Privacy, compliance, and surveillance concerns
Privacy questions arise if tokenized securities trigger stricter KYC/AML obligations. Centralized intermediaries may require identity verification before trading restricted tokens, and on-chain records can make transaction flows visible to chain analytics tools. Entities that rely on crypto analytics will be better equipped to trace ownership and flag suspicious patterns, which could accelerate enforcement or lead to more cautious custody policies from wallet services.
How market infrastructure could evolve
Settlement mechanics could change as trading and post-trade processes move onto blockchains. Atomic settlement and programmable transfers may reduce settlement risk, but market intermediaries will still need systems for compliance, dispute resolution, and recordkeeping. That implies an ecosystem of regulated custodians, token registries, and verification services that interact with consumer-facing wallets in new ways.
What ordinary holders should watch and do
Due diligence will become more important when tokens carry legal obligations. Users should confirm token provenance and read contract documentation before transferring or holding assets that resemble securities. For people who want to keep bitcoin separate from regulated tokens, maintaining distinct addresses or using providers that clearly label supported assets could reduce unexpected exposure. Users relying on third-party wallets should review provider terms and compliance disclosures to understand how custody and transfer restrictions are handled.

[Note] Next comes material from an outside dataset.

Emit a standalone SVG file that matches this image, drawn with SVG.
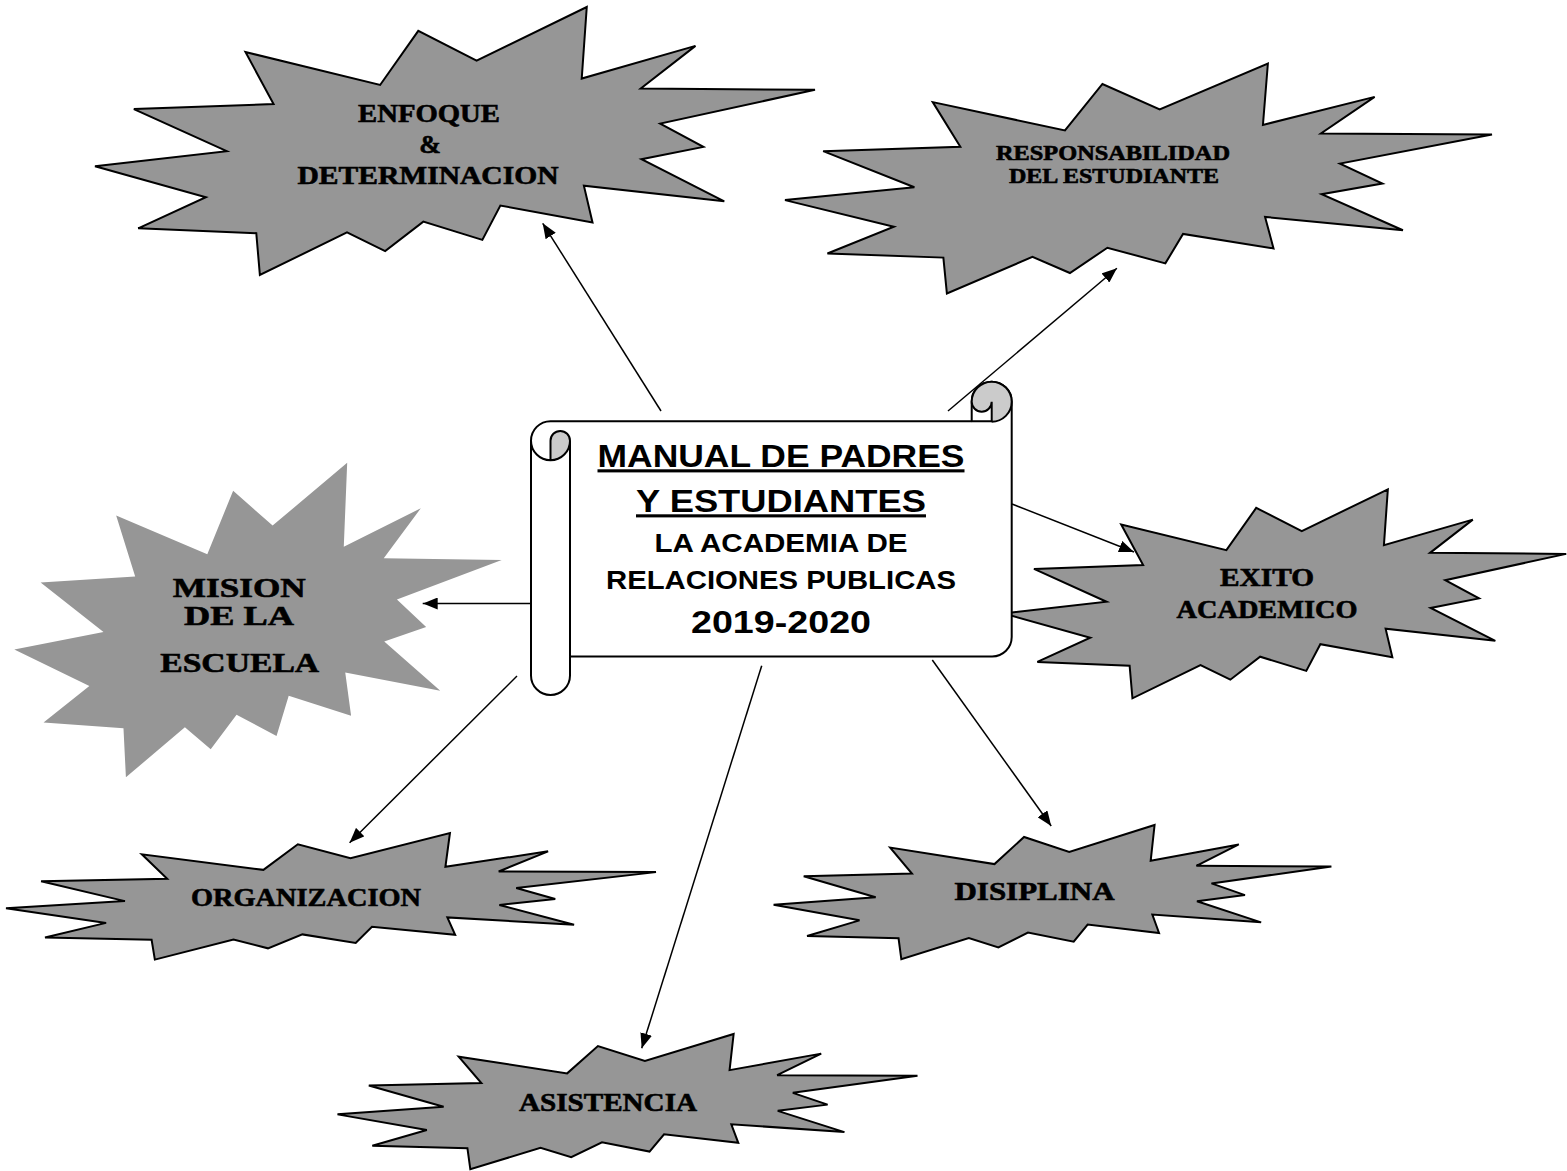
<svg xmlns="http://www.w3.org/2000/svg" xmlns:xlink="http://www.w3.org/1999/xlink" width="1567" height="1171" viewBox="0 0 1567 1171">
<style>
.burst{fill:#969696;stroke:#000;stroke-width:2;stroke-linejoin:miter}
.burst-ns{fill:#969696;stroke:none}
.bt{font-family:"Liberation Serif","Times New Roman",serif;font-weight:bold;fill:#000;stroke:#000;stroke-width:0.6;text-anchor:middle}
.st{font-family:"Liberation Sans",Arial,sans-serif;font-weight:bold;fill:#000;text-anchor:middle}
.scroll{fill:#fff;stroke:#000;stroke-width:2;stroke-linejoin:round}
.curl{fill:#cbcbcb;stroke:none}
.sl{fill:none;stroke:#000;stroke-width:2}
.conn{fill:none;stroke:#000;stroke-width:1.5;marker-end:url(#ah)}
</style>
<defs>
<path id="burst" vector-effect="non-scaling-stroke" d="M683,0 L676,267 L834,145 L758,304 L1000,309 L785,435 L845,522 L759,568 L874,725 L679,667 L691,804 L563,741 L538,869 L456,801 L403,911 L350,841 L229,1000 L224,844 L60,826 L154,710 L0,594 L183,538 L54,381 L248,362 L209,168 L396,291 L449,89 L530,200 Z"/>
<marker id="ah" markerUnits="userSpaceOnUse" markerWidth="15" markerHeight="12" viewBox="0 0 15 12" refX="15" refY="6" orient="auto">
<path d="M0,0 L15,6 L0,12 Z" fill="#000"/>
</marker>
</defs>

<g id="node-enfoque">
<use href="#burst" class="burst" transform="translate(95,7) scale(0.720,0.268)"/>
<text class="bt" x="429" y="122" font-size="26" textLength="142" lengthAdjust="spacingAndGlyphs">ENFOQUE</text>
<text class="bt" x="430" y="153" font-size="26">&amp;</text>
<text class="bt" x="428" y="184" font-size="26" textLength="261" lengthAdjust="spacingAndGlyphs">DETERMINACION</text>
</g>

<g id="node-responsabilidad">
<use href="#burst" class="burst" transform="translate(785,63.5) scale(0.707,0.230)"/>
<text class="bt" x="1113" y="160" font-size="20" textLength="234" lengthAdjust="spacingAndGlyphs">RESPONSABILIDAD</text>
<text class="bt" x="1114" y="183" font-size="20" textLength="210" lengthAdjust="spacingAndGlyphs">DEL ESTUDIANTE</text>
</g>

<g id="node-mision">
<use href="#burst" class="burst-ns" transform="translate(14.3,462.7) scale(0.4874,0.3146)"/>
<text class="bt" x="239.3" y="597" font-size="28" textLength="133" lengthAdjust="spacingAndGlyphs">MISION</text>
<text class="bt" x="239" y="625" font-size="28" textLength="110" lengthAdjust="spacingAndGlyphs">DE LA</text>
<text class="bt" x="239.7" y="672" font-size="28" textLength="159" lengthAdjust="spacingAndGlyphs">ESCUELA</text>
</g>

<g id="node-exito">
<use href="#burst" class="burst" transform="translate(1003.6,489.3) scale(0.5626,0.209)"/>
<text class="bt" x="1267" y="586" font-size="25" textLength="94" lengthAdjust="spacingAndGlyphs">EXITO</text>
<text class="bt" x="1267" y="617.7" font-size="25" textLength="181" lengthAdjust="spacingAndGlyphs">ACADEMICO</text>
</g>

<g id="node-organizacion">
<use href="#burst" class="burst" transform="translate(6,833) scale(0.650,0.1266)"/>
<text class="bt" x="306" y="906" font-size="26" textLength="230" lengthAdjust="spacingAndGlyphs">ORGANIZACION</text>
</g>

<g id="node-disiplina">
<use href="#burst" class="burst" transform="translate(773.6,825) scale(0.5578,0.1343)"/>
<text class="bt" x="1034.5" y="900" font-size="26" textLength="160" lengthAdjust="spacingAndGlyphs">DISIPLINA</text>
</g>

<g id="node-asistencia">
<use href="#burst" class="burst" transform="translate(337.5,1034) scale(0.580,0.1353)"/>
<text class="bt" x="608" y="1110.7" font-size="26" textLength="178" lengthAdjust="spacingAndGlyphs">ASISTENCIA</text>
</g>

<g id="node-manual">
<path class="scroll" d="M550.5,421.2 H971.7 V401.7 A20,20 0 0 1 1011.7,401.7 V637 A19.5,19.5 0 0 1 992.2,656.5 H570 V675.5 A19.5,19.5 0 0 1 531,675.5 V440.7 A19.5,19.5 0 0 1 550.5,421.2 Z"/>
<path class="curl" d="M971.7,401.7 A20,20 0 0 1 1011.7,401.7 A20,20 0 0 1 991.7,421.7 V401.7 A10,10 0 0 1 971.7,401.7 Z"/>
<path class="sl" d="M1011.7,401.7 A20,20 0 0 1 991.7,421.7 M971.7,421.2 H991.7 V401.7 A10,10 0 0 1 971.7,401.7 M971.7,401.7 A20,20 0 0 1 1011.7,401.7"/>
<path class="curl" d="M550.5,440.7 A9.75,9.75 0 0 1 570,440.7 A19.5,19.5 0 0 1 550.5,460.2 Z"/>
<path class="sl" d="M550.5,440.7 A9.75,9.75 0 0 1 570,440.7 V656.5 M531,440.7 A19.5,19.5 0 0 0 570,440.7 M550.5,440.7 V460.2"/>
<text class="st" x="781" y="467.3" font-size="31" textLength="367" lengthAdjust="spacingAndGlyphs" text-decoration="underline">MANUAL DE PADRES</text>
<text class="st" x="781" y="512.3" font-size="31" textLength="290" lengthAdjust="spacingAndGlyphs" text-decoration="underline">Y ESTUDIANTES</text>
<text class="st" x="781" y="551.7" font-size="25" textLength="253" lengthAdjust="spacingAndGlyphs">LA ACADEMIA DE</text>
<text class="st" x="781" y="589.3" font-size="25" textLength="350" lengthAdjust="spacingAndGlyphs">RELACIONES PUBLICAS</text>
<text class="st" x="781" y="633.3" font-size="32" textLength="180" lengthAdjust="spacingAndGlyphs">2019-2020</text>
</g>

<g id="connectors">
<line class="conn" x1="661" y1="411" x2="542.7" y2="223.3"/>
<line class="conn" x1="948" y1="411" x2="1116.9" y2="268.3"/>
<line class="conn" x1="1012" y1="504" x2="1134" y2="552"/>
<line class="conn" x1="531" y1="603.5" x2="422.7" y2="603.5"/>
<line class="conn" x1="517" y1="676" x2="349.6" y2="842.7"/>
<line class="conn" x1="761.7" y1="665.7" x2="641.7" y2="1048.3"/>
<line class="conn" x1="932.3" y1="660" x2="1051.2" y2="826"/>
</g>
</svg>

Legal uncertainty and enforcement
Regulatory guidance remains the clearest lever for change. Public comments from regulators are informative, but formal rules and enforcement actions will define how tokenized securities are treated in practice. Observers will watch for concrete rulemaking, interpretive guidance, and any enforcement cases that clarify where intermediaries and end users acquire regulatory obligations.
Where reporting led us
Bitcoin Magazine reported the SEC chair's comments and framed them as support for exploring on-chain trading for securities. That report helps focus attention on practical implications rather than theory. Journalists, market participants, and users alike will likely follow subsequent statements from regulators and technical standards bodies that address how token designs should balance programmability, investor protections, and market integrity.

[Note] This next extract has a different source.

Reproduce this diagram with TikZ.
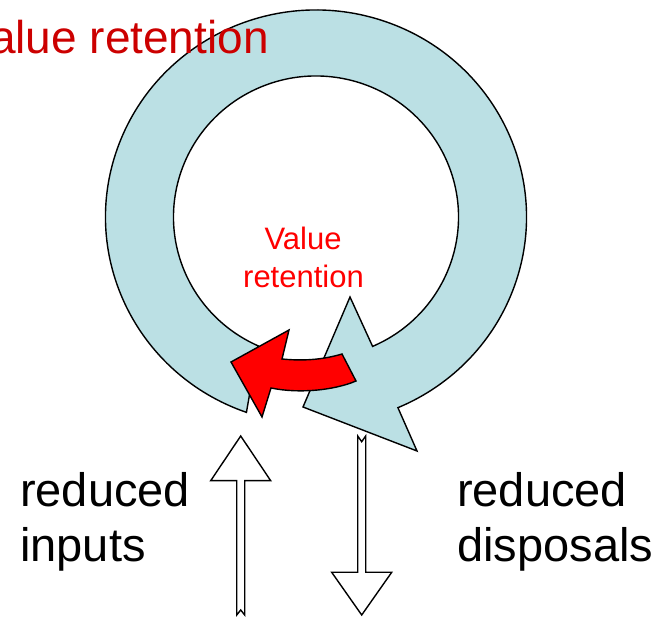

Practical caution best describes the immediate reaction for holders of crypto assets. The appearance of securities on public ledgers does not automatically change how a typical bitcoin wallet functions. Users who mix asset types in single addresses should be mindful that token design and regulatory interpretation could impose new obligations or restrictions on transfers. Observing how custodians, token issuers, and regulators react will offer the clearest signals about changes to custody practices and to how retail wallets operate with both bitcoin and tokenized instruments.

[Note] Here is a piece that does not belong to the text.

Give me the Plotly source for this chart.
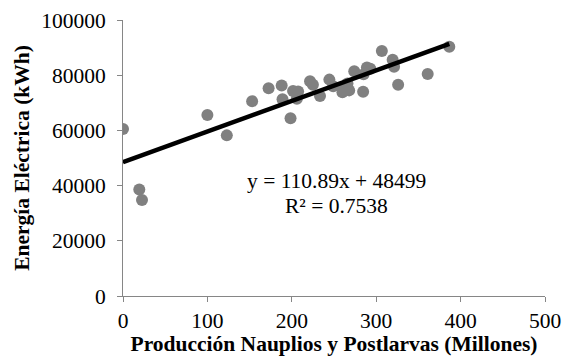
import plotly.graph_objects as go

# Data
produccion = [0, 19.3, 22.5, 100, 123, 153, 172.5, 188, 189, 198.5, 201.5, 207.5, 206,
              221.6, 225, 233.4, 244.5, 249, 260, 262, 266, 268, 274, 284.5, 285, 289,
              293, 306.7, 319.5, 321.2, 326, 361, 386.6]
energia = [60500, 38600, 34800, 65600, 58200, 70600, 75300, 76300, 71300, 64400, 74300, 74100,
           71500, 77800, 76500, 72500, 78400, 76000, 73800, 75500, 77000, 74500, 81400, 74000,
           80300, 82800, 82300, 88800, 85600, 83100, 76500, 80400, 90300]

slope = 110.89
intercept = 48499
r2 = 0.7538

x_ticks = [0, 100, 200, 300, 400, 500]
y_ticks = [0, 20000, 40000, 60000, 80000, 100000]

font_family = "Liberation Serif"

trend_x = [0, max(produccion)]
trend_y = [slope * v + intercept for v in trend_x]

fig = go.Figure()
fig.add_trace(go.Scatter(
    x=produccion, y=energia, mode="markers",
    marker=dict(color="#808080", size=12, line=dict(width=0)),
    showlegend=False,
))
fig.add_trace(go.Scatter(
    x=trend_x, y=trend_y, mode="lines",
    line=dict(color="#000000", width=4.5),
    showlegend=False,
))

fig.add_annotation(x=253.5, y=41500, xref="x", yref="y",
                   text=f"y = {slope}x + {intercept}", showarrow=False,
                   font=dict(family=font_family, size=21.5, color="#000000"))
fig.add_annotation(x=253.5, y=32600, xref="x", yref="y",
                   text=f"R² = {r2}", showarrow=False,
                   font=dict(family=font_family, size=21.5, color="#000000"))

fig.update_layout(
    width=567, height=356,
    margin=dict(l=123, r=22, t=20, b=60),
    paper_bgcolor="white", plot_bgcolor="white",
    font=dict(family=font_family, size=21.5, color="#000000"),
)
fig.update_xaxes(
    range=[0, 500], tickvals=x_ticks, ticktext=[str(v) for v in x_ticks],
    showgrid=False, zeroline=False, showline=True, linecolor="#868686", linewidth=1,
    ticks="outside", ticklen=5, tickcolor="#868686", automargin=False,
    tickfont=dict(family=font_family, size=21.5),
    title=dict(text="<b>Producción Nauplios y Postlarvas (Millones)</b>",
               font=dict(family=font_family, size=21.5), standoff=0),
)
fig.update_yaxes(
    range=[0, 100000], tickvals=y_ticks, ticktext=[str(v) for v in y_ticks],
    showgrid=False, zeroline=False, showline=True, linecolor="#868686", linewidth=1,
    ticks="outside", ticklen=5, tickcolor="#868686", automargin=False,
    ticklabelstandoff=7,
    tickfont=dict(family=font_family, size=21.5),
    title=dict(text="<b>Energía Eléctrica (kWh)</b>",
               font=dict(family=font_family, size=21.5), standoff=5),
)

fig.write_html("out.html")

Clarity will come from follow-up guidance and real-world market practice. In the short term, careful documentation review, separation of asset types when possible, and attention to wallet-provider disclosures are sensible steps. As developments unfold, users should keep an eye on regulatory notices and industry standards that explain which tokens require specialized custody and which remain straightforward transfers of commodities like bitcoin.